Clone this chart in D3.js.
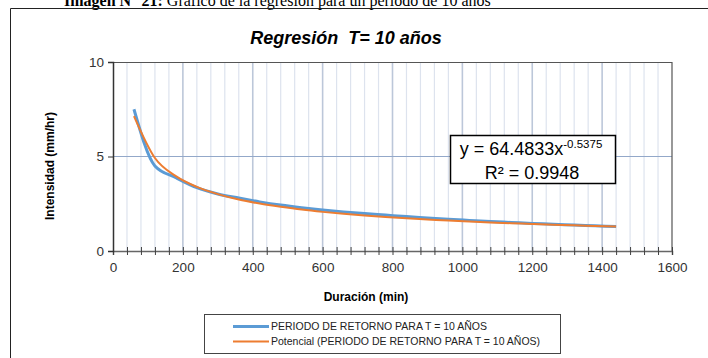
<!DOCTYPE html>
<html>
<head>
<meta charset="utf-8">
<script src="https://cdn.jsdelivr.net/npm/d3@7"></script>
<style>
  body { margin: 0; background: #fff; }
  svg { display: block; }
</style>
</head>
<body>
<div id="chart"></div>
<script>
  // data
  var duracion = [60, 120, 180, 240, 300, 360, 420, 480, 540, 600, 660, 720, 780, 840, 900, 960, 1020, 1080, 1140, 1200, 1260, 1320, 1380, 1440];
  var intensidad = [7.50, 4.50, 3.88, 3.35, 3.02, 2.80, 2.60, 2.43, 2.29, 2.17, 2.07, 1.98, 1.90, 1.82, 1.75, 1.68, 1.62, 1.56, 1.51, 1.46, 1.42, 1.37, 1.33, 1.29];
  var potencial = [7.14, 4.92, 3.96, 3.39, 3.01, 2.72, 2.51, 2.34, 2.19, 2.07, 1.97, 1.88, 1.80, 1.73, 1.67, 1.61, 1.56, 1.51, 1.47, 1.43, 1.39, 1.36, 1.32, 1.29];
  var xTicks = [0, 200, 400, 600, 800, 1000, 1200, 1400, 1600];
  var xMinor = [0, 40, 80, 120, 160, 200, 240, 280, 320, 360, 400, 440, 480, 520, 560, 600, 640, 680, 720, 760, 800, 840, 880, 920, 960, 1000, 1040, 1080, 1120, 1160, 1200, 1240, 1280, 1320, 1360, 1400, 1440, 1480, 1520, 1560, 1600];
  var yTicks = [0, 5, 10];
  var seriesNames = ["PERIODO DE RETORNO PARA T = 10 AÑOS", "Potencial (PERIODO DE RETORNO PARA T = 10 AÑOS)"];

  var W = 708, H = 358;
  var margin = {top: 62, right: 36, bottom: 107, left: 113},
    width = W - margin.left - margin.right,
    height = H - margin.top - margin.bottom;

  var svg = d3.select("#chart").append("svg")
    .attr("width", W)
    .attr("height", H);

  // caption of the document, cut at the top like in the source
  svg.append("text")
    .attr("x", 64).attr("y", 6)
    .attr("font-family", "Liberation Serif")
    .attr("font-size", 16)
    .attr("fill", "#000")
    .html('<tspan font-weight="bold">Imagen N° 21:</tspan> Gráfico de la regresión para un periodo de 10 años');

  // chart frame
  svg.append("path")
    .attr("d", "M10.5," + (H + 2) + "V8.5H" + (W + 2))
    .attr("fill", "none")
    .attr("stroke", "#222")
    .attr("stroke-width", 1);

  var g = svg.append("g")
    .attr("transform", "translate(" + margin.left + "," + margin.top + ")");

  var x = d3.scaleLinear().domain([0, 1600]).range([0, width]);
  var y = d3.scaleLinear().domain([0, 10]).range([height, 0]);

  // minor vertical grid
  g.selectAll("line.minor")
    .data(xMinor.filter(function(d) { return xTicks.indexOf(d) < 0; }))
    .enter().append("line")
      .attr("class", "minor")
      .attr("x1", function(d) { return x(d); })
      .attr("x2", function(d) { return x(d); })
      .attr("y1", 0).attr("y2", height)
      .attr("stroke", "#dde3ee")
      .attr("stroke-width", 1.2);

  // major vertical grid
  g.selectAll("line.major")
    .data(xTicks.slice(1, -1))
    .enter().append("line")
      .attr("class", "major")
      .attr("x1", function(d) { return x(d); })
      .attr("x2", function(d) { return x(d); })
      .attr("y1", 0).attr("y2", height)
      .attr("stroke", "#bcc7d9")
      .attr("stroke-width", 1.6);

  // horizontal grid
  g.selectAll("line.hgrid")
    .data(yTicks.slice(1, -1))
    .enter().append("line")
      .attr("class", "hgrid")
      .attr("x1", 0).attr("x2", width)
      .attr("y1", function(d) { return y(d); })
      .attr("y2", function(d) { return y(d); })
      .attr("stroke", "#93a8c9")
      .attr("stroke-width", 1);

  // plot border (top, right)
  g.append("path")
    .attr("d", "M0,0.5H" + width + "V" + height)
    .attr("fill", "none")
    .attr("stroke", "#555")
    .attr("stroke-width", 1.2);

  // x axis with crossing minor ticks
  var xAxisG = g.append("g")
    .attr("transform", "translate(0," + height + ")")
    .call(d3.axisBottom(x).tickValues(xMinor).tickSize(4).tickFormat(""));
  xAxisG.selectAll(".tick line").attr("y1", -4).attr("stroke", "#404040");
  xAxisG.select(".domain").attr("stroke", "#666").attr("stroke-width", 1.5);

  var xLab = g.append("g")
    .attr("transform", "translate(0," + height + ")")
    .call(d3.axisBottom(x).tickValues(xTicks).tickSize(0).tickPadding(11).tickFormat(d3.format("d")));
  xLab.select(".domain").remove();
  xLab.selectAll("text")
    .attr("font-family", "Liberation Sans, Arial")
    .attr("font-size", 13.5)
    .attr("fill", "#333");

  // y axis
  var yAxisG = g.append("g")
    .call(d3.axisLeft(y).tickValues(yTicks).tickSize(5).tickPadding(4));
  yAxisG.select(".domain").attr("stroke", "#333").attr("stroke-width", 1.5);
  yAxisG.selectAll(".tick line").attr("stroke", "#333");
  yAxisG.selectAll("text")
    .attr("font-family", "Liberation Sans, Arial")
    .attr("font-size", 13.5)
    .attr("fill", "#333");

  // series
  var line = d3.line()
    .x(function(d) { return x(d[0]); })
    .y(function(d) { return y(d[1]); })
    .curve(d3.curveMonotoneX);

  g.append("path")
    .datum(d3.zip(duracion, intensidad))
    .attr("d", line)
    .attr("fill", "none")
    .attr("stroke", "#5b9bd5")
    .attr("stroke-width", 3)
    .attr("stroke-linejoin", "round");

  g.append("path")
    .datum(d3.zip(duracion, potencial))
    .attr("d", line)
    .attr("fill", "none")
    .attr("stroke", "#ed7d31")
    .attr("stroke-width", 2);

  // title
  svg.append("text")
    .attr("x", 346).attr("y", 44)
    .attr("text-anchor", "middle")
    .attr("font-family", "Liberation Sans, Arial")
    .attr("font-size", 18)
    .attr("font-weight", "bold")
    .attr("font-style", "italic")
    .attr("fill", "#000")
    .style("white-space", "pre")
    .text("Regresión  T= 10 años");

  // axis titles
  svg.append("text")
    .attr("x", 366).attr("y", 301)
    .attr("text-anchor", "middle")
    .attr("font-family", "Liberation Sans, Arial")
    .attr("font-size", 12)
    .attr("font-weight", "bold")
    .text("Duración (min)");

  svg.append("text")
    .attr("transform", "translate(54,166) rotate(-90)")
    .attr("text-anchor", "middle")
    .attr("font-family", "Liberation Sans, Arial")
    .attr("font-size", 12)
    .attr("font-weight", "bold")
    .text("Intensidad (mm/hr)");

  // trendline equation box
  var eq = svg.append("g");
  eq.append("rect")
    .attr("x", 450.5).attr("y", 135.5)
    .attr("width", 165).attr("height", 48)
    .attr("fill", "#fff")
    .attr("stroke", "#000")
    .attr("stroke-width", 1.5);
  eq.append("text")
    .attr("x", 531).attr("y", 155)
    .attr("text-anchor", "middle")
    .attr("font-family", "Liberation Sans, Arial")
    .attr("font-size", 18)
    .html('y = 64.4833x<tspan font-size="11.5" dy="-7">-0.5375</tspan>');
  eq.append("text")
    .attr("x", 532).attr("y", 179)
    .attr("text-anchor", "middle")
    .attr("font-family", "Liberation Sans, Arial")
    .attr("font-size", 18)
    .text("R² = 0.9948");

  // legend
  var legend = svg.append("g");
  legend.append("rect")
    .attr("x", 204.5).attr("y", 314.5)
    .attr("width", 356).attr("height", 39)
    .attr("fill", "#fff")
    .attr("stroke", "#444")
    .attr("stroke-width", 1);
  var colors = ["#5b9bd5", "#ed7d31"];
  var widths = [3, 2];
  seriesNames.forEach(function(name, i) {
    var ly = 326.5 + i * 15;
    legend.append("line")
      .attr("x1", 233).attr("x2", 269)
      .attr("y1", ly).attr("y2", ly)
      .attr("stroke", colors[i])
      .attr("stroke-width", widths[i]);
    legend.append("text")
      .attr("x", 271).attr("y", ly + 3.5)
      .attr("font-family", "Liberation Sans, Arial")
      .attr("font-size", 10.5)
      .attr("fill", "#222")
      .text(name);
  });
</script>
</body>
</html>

____

Prompt: Go from the first line of the data above to the line containing "(PERIODO DE RETORNO" and retype exactly those lines, both included, but none of the pictures.

Response for this exercise:
Clone this chart in D3.js.
<!DOCTYPE html>
<html>
<head>
<meta charset="utf-8">
<script src="https://cdn.jsdelivr.net/npm/d3@7"></script>
<style>
  body { margin: 0; background: #fff; }
  svg { display: block; }
</style>
</head>
<body>
<div id="chart"></div>
<script>
  // data
  var duracion = [60, 120, 180, 240, 300, 360, 420, 480, 540, 600, 660, 720, 780, 840, 900, 960, 1020, 1080, 1140, 1200, 1260, 1320, 1380, 1440];
  var intensidad = [7.50, 4.50, 3.88, 3.35, 3.02, 2.80, 2.60, 2.43, 2.29, 2.17, 2.07, 1.98, 1.90, 1.82, 1.75, 1.68, 1.62, 1.56, 1.51, 1.46, 1.42, 1.37, 1.33, 1.29];
  var potencial = [7.14, 4.92, 3.96, 3.39, 3.01, 2.72, 2.51, 2.34, 2.19, 2.07, 1.97, 1.88, 1.80, 1.73, 1.67, 1.61, 1.56, 1.51, 1.47, 1.43, 1.39, 1.36, 1.32, 1.29];
  var xTicks = [0, 200, 400, 600, 800, 1000, 1200, 1400, 1600];
  var xMinor = [0, 40, 80, 120, 160, 200, 240, 280, 320, 360, 400, 440, 480, 520, 560, 600, 640, 680, 720, 760, 800, 840, 880, 920, 960, 1000, 1040, 1080, 1120, 1160, 1200, 1240, 1280, 1320, 1360, 1400, 1440, 1480, 1520, 1560, 1600];
  var yTicks = [0, 5, 10];
  var seriesNames = ["PERIODO DE RETORNO PARA T = 10 AÑOS", "Potencial (PERIODO DE RETORNO PARA T = 10 AÑOS)"];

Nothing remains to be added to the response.